1 Reply Latest reply on Jan 25, 2010 8:14 PM by mircea.markus

    Data redundancy lost... not in subspace..

      I made a small test with 3 infinispan nodes participating in the same cluster, each putting a key-value into the cluster. The concurrency level is set to 3. cluster mode is DIST_SYNC. All the entries show up on all the nodes as is expected.

       

      When I bring a 4th node into the cluster and generate a few entries, they also are distributed so that the data exist on 3 nodes as expected. There is now also an N+1 nodes available to distribute the data.

       

      However when I trie to "provoke" the setup by shutting down the nodes (with adequat time for any replication to happen in the background) the redundancy level for the data doesn't seem to be enforced.

       

      I would expect 3 copies of the data to exist in the cluster at all times (given time to replicate between nodes). For example when shutting down a node, I would expect the data that it contained to be replicated to one of the three remaining nodes so that it always contains 3 copies.

       

      In one of the nodes I saw the following message:

       

      Jan 24, 2010 11:46:13 PM org.infinispan.distribution.DistributionManagerImpl rehash
      INFO: Starting transaction logging!
      Jan 24, 2010 11:46:13 PM org.infinispan.distribution.DistributionManagerImpl rehash
      INFO: Not in same subspace, so ignoring leave event

       

       

      Am I expecting too much from Infinispan in this regard or is there some configuration that I should have a look at?

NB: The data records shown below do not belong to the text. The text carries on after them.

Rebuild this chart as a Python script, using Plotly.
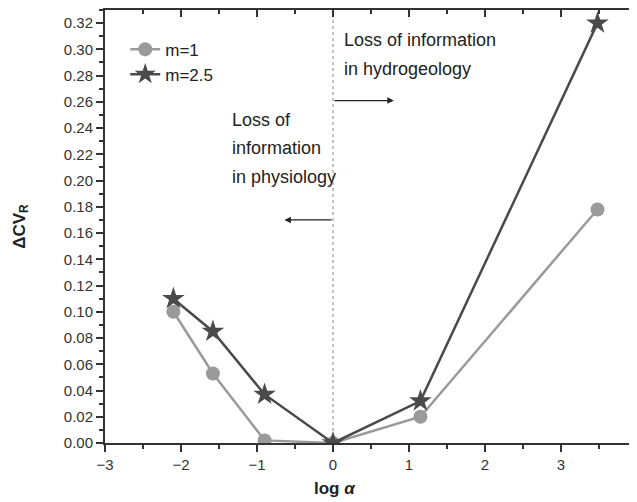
import plotly.graph_objects as go

log_alpha = [-2.1, -1.58, -0.9, 0.0, 1.15, 3.48]
m1_values = [0.100, 0.053, 0.002, 0.000, 0.020, 0.178]
m25_values = [0.110, 0.085, 0.037, 0.000, 0.032, 0.320]
x_range = [-3, 4]
y_range = [0, 0.33]
x_ticks = [-3, -2, -1, 0, 1, 2, 3, 4]
y_ticks = [round(0.02 * i, 2) for i in range(17)]
y_tick_labels = [f"{v:.2f}" for v in y_ticks]

c1 = "#9a9a9a"
c2 = "#4a4a4a"
font = "Liberation Sans, Arial, sans-serif"
txt = "#222"

fig = go.Figure()
fig.add_trace(go.Scatter(x=log_alpha, y=m1_values, mode="lines+markers", name="m=1",
                         line=dict(color=c1, width=2.5),
                         marker=dict(symbol="circle", size=14, color=c1)))
fig.add_trace(go.Scatter(x=log_alpha, y=m25_values, mode="lines+markers", name="m=2.5",
                         line=dict(color=c2, width=2.5),
                         marker=dict(symbol="star", size=17, color=c2)))
# invisible trace for mirrored axes
fig.add_trace(go.Scatter(x=[x_range[0]], y=[y_range[0]], xaxis="x2", yaxis="y2",
                         mode="markers", marker=dict(opacity=0), showlegend=False, hoverinfo="skip"))

# vertical dotted line at x=0
fig.add_shape(type="line", x0=0, x1=0, y0=0, y1=1, xref="x", yref="paper",
              line=dict(color="#888", width=1, dash="dot"), layer="below")

# arrows
fig.add_annotation(x=0.8, y=0.261, ax=0, ay=0.261, xref="x", yref="y", axref="x", ayref="y",
                   showarrow=True, arrowhead=2, arrowsize=1, arrowwidth=1.3, arrowcolor="#222", text="")
fig.add_annotation(x=-0.64, y=0.170, ax=0, ay=0.170, xref="x", yref="y", axref="x", ayref="y",
                   showarrow=True, arrowhead=2, arrowsize=1, arrowwidth=1.3, arrowcolor="#222", text="")

hyd_lines = ["Loss of information", "in hydrogeology"]
hyd_y = [0.307, 0.285]
phys_lines = ["Loss of", "information", "in physiology"]
phys_y = [0.246, 0.225, 0.203]
for t, yy in zip(hyd_lines, hyd_y):
    fig.add_annotation(x=0.12, y=yy, xref="x", yref="y", xanchor="left", yanchor="middle",
                       text=t, showarrow=False, font=dict(family=font, size=18, color=txt))
for t, yy in zip(phys_lines, phys_y):
    fig.add_annotation(x=-1.36, y=yy, xref="x", yref="y", xanchor="left", yanchor="middle",
                       text=t, showarrow=False, font=dict(family=font, size=18, color=txt))

# x axis title
fig.add_annotation(x=0.02, y=-0.078, xref="x", yref="paper", yanchor="top", text="<b>log <i>α</i></b>",
                   showarrow=False, font=dict(family=font, size=17, color=txt))

tick_font = dict(family=font, size=15, color="#333")
axcol = "#333"

fig.update_layout(
    width=629, height=494,
    margin=dict(l=97, r=0, t=2, b=59),
    paper_bgcolor="white", plot_bgcolor="white",
    font=dict(family=font, size=15, color="#333"),
    showlegend=True,
    legend=dict(x=0.038, y=0.95, xanchor="left", yanchor="top", bgcolor="rgba(0,0,0,0)",
                font=dict(family=font, size=17, color=txt), tracegroupgap=0),
    xaxis=dict(range=x_range, tickvals=x_ticks, ticks="outside", ticklen=7, tickwidth=1.5,
               tickcolor=axcol, showline=True, linecolor=axcol, linewidth=2, showgrid=False,
               zeroline=False, minor=dict(dtick=0.5, tick0=0, ticks="outside", ticklen=4, tickcolor=axcol),
               tickfont=tick_font),
    yaxis=dict(range=y_range, tickvals=y_ticks, ticktext=y_tick_labels, ticks="outside", ticklen=7,
               tickwidth=1.5, tickcolor=axcol, showline=True, linecolor=axcol, linewidth=2,
               showgrid=False, zeroline=False,
               minor=dict(dtick=0.01, tick0=0, ticks="outside", ticklen=4, tickcolor=axcol),
               title=dict(text="<b>ΔCV<sub>R</sub></b>", font=dict(family=font, size=17, color=txt),
                          standoff=34),
               tickfont=tick_font),
    xaxis2=dict(range=x_range, overlaying="x", side="top", tickvals=x_ticks, ticks="inside",
                ticklen=7, tickwidth=1.5, tickcolor=axcol, showticklabels=False, showline=True,
                linecolor=axcol, linewidth=2, showgrid=False, zeroline=False,
                minor=dict(dtick=0.5, tick0=0, ticks="inside", ticklen=4, tickcolor=axcol)),
    yaxis2=dict(range=y_range, overlaying="y", side="right", tickvals=y_ticks, ticks="inside",
                ticklen=7, tickwidth=1.5, tickcolor=axcol, showticklabels=False, showline=True,
                linecolor=axcol, linewidth=2, showgrid=False, zeroline=False,
                minor=dict(dtick=0.01, tick0=0, ticks="inside", ticklen=4, tickcolor=axcol)),
)

fig.write_html("out.html")
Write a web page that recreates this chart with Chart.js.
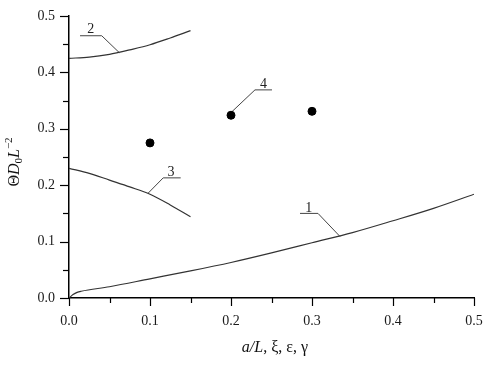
<!DOCTYPE html>
<html>
<head>
<meta charset="utf-8">
<script src="https://cdn.jsdelivr.net/npm/chart.js@4"></script>
<style>
  html, body { margin: 0; padding: 0; background: #fff; }
  #wrap { width: 500px; height: 365px; }
</style>
</head>
<body>
<div id="wrap"><canvas id="myChart" width="500" height="365"></canvas></div>
<script>
// curve 1
const x1 = [0, 0.005, 0.01, 0.015, 0.05, 0.1, 0.15, 0.2, 0.25, 0.3, 0.35, 0.4, 0.45, 0.5];
const y1 = [0, 0.006, 0.010, 0.012, 0.020, 0.034, 0.048, 0.063, 0.080, 0.098, 0.116, 0.137, 0.159, 0.184];
// curve 2
const x2 = [0, 0.025, 0.05, 0.075, 0.1, 0.125, 0.15];
const y2 = [0.425, 0.427, 0.432, 0.440, 0.449, 0.461, 0.474];
// curve 3
const x3 = [0, 0.025, 0.05, 0.075, 0.1, 0.125, 0.15];
const y3 = [0.230, 0.221, 0.209, 0.197, 0.184, 0.165, 0.144];
// points 4
const x4 = [0.1, 0.2, 0.3];
const y4 = [0.275, 0.324, 0.331];

// label leaders (text, then polyline)
const labelText = ['1', '2', '3', '4'];
const labelX = [0.296, 0.027, 0.126, 0.240];
const labelY = [0.161, 0.478, 0.225, 0.381];
const leadX = [[0.2852, 0.3074, 0.3346], [0.0136, 0.0404, 0.0621], [0.1379, 0.1163, 0.0978], [0.2506, 0.2296, 0.2009]];
const leadY = [[0.150, 0.150, 0.109], [0.465, 0.465, 0.435], [0.213, 0.213, 0.186], [0.369, 0.369, 0.330]];

const pts = (xs, ys) => xs.map((x, i) => ({x: x, y: ys[i]}));

const lineStyle = {
    showLine: true,
    borderColor: '#333',
    borderWidth: 1.2,
    pointRadius: 0,
    cubicInterpolationMode: 'monotone',
    fill: false
};

const datasets = [
    Object.assign({data: pts(x1, y1)}, lineStyle),
    Object.assign({data: pts(x2, y2)}, lineStyle),
    Object.assign({data: pts(x3, y3)}, lineStyle),
    {
        data: pts(x4, y4),
        showLine: false,
        pointRadius: 4,
        pointBackgroundColor: '#000',
        pointBorderColor: '#000'
    }
];
leadX.forEach((xs, i) => {
    datasets.push({
        data: pts(xs, leadY[i]),
        showLine: true,
        borderColor: '#444',
        borderWidth: 1,
        pointRadius: 0,
        tension: 0
    });
});

const serif = '"Liberation Serif", "Times New Roman", serif';

// draw a run of text pieces, centred at (cx, cy)
function drawRun(c, parts, cx, cy) {
    let total = 0;
    parts.forEach(p => {
        c.font = p.f;
        p.w = c.measureText(p.t).width;
        total += p.w;
    });
    let x = cx - total / 2;
    c.textBaseline = 'middle';
    c.textAlign = 'left';
    parts.forEach(p => {
        c.font = p.f;
        c.fillText(p.t, x, cy + (p.dy || 0));
        x += p.w;
    });
}

const extras = {
    id: 'extras',
    afterDraw(chart) {
        const c = chart.ctx;
        const xs = chart.scales.x, ys = chart.scales.y;
        c.save();
        c.strokeStyle = '#000';
        c.lineWidth = 1.2;
        // tick marks
        xs.ticks.forEach(t => {
            const px = Math.round(xs.getPixelForValue(t.value)) + 0.5;
            const major = Math.round(t.value * 100) % 10 === 0;
            c.beginPath();
            c.moveTo(px, ys.bottom);
            c.lineTo(px, ys.bottom + (major ? 8 : 5));
            c.stroke();
        });
        ys.ticks.forEach(t => {
            const py = Math.round(ys.getPixelForValue(t.value)) + 0.5;
            const major = Math.round(t.value * 100) % 10 === 0;
            c.beginPath();
            c.moveTo(xs.left, py);
            c.lineTo(xs.left - (major ? 9 : 6), py);
            c.stroke();
        });
        // curve labels
        c.fillStyle = '#222';
        c.font = '14px ' + serif;
        c.textAlign = 'center';
        c.textBaseline = 'alphabetic';
        labelText.forEach((s, i) => {
            c.fillText(s, xs.getPixelForValue(labelX[i]), ys.getPixelForValue(labelY[i]) + 5);
        });
        // x title
        c.fillStyle = '#111';
        drawRun(c, [
            {t: 'a/L', f: 'italic 16px ' + serif},
            {t: ', ξ, ε, γ', f: '16px ' + serif}
        ], 275, 348);
        // y title
        c.translate(15, 162);
        c.rotate(-Math.PI / 2);
        drawRun(c, [
            {t: 'Θ', f: '16px ' + serif},
            {t: 'D', f: 'italic 16px ' + serif},
            {t: '0', f: '11px ' + serif, dy: 4},
            {t: 'L', f: 'italic 16px ' + serif},
            {t: '−2', f: '11px ' + serif, dy: -6}
        ], 0, 0);
        c.restore();
    }
};

const tickFmt = v => (Math.round(v * 100) % 10 === 0 ? v.toFixed(1) : '');

const config = {
    type: 'scatter',
    data: {datasets: datasets},
    options: {
        responsive: false,
        animation: false,
        layout: {padding: {top: 16, right: 26, left: 0, bottom: 0}},
        plugins: {legend: {display: false}, tooltip: {enabled: false}},
        scales: {
            x: {
                type: 'linear',
                min: 0, max: 0.5,
                grid: {display: false, drawTicks: false},
                border: {display: true, color: '#000', width: 1.5},
                ticks: {
                    stepSize: 0.05,
                    autoSkip: false,
                    maxRotation: 0,
                    padding: 15,
                    color: '#1a1a1a',
                    font: {family: serif, size: 14},
                    callback: tickFmt
                },
                afterFit: s => {
                    s.height = 67;
                    s.paddingLeft = 0;
                    s.paddingRight = 0;
                }
            },
            y: {
                type: 'linear',
                min: 0, max: 0.5,
                grid: {display: false, drawTicks: false},
                border: {display: true, color: '#000', width: 1.5},
                ticks: {
                    stepSize: 0.05,
                    autoSkip: false,
                    padding: 14,
                    color: '#1a1a1a',
                    font: {family: serif, size: 14},
                    callback: tickFmt
                },
                afterFit: s => {
                    s.width = 69;
                    s.paddingTop = 0;
                    s.paddingBottom = 0;
                }
            }
        }
    },
    plugins: [extras]
};

const myChart = new Chart(document.getElementById('myChart').getContext('2d'), config);
</script>
</body>
</html>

        • 1. Re: Data redundancy lost... not in subspace..
          mircea.markus

          I made a small test with 3 infinispan nodes participating in the same cluster, each putting a key-value into the cluster. The concurrency level is set to 3. cluster mode is DIST_SYNC. All the entries show up on all the nodes as is expected.

          The concurrency level does not have to do with data redundancy, but rather with the expected amount of threads that would concurrently access the code. It's the numOwners attribute on hash element that defines the number of nodes on which data will be held:

          <hash numOwners="3" rehashWait="120000" rehashRpcTimeout="600000"/>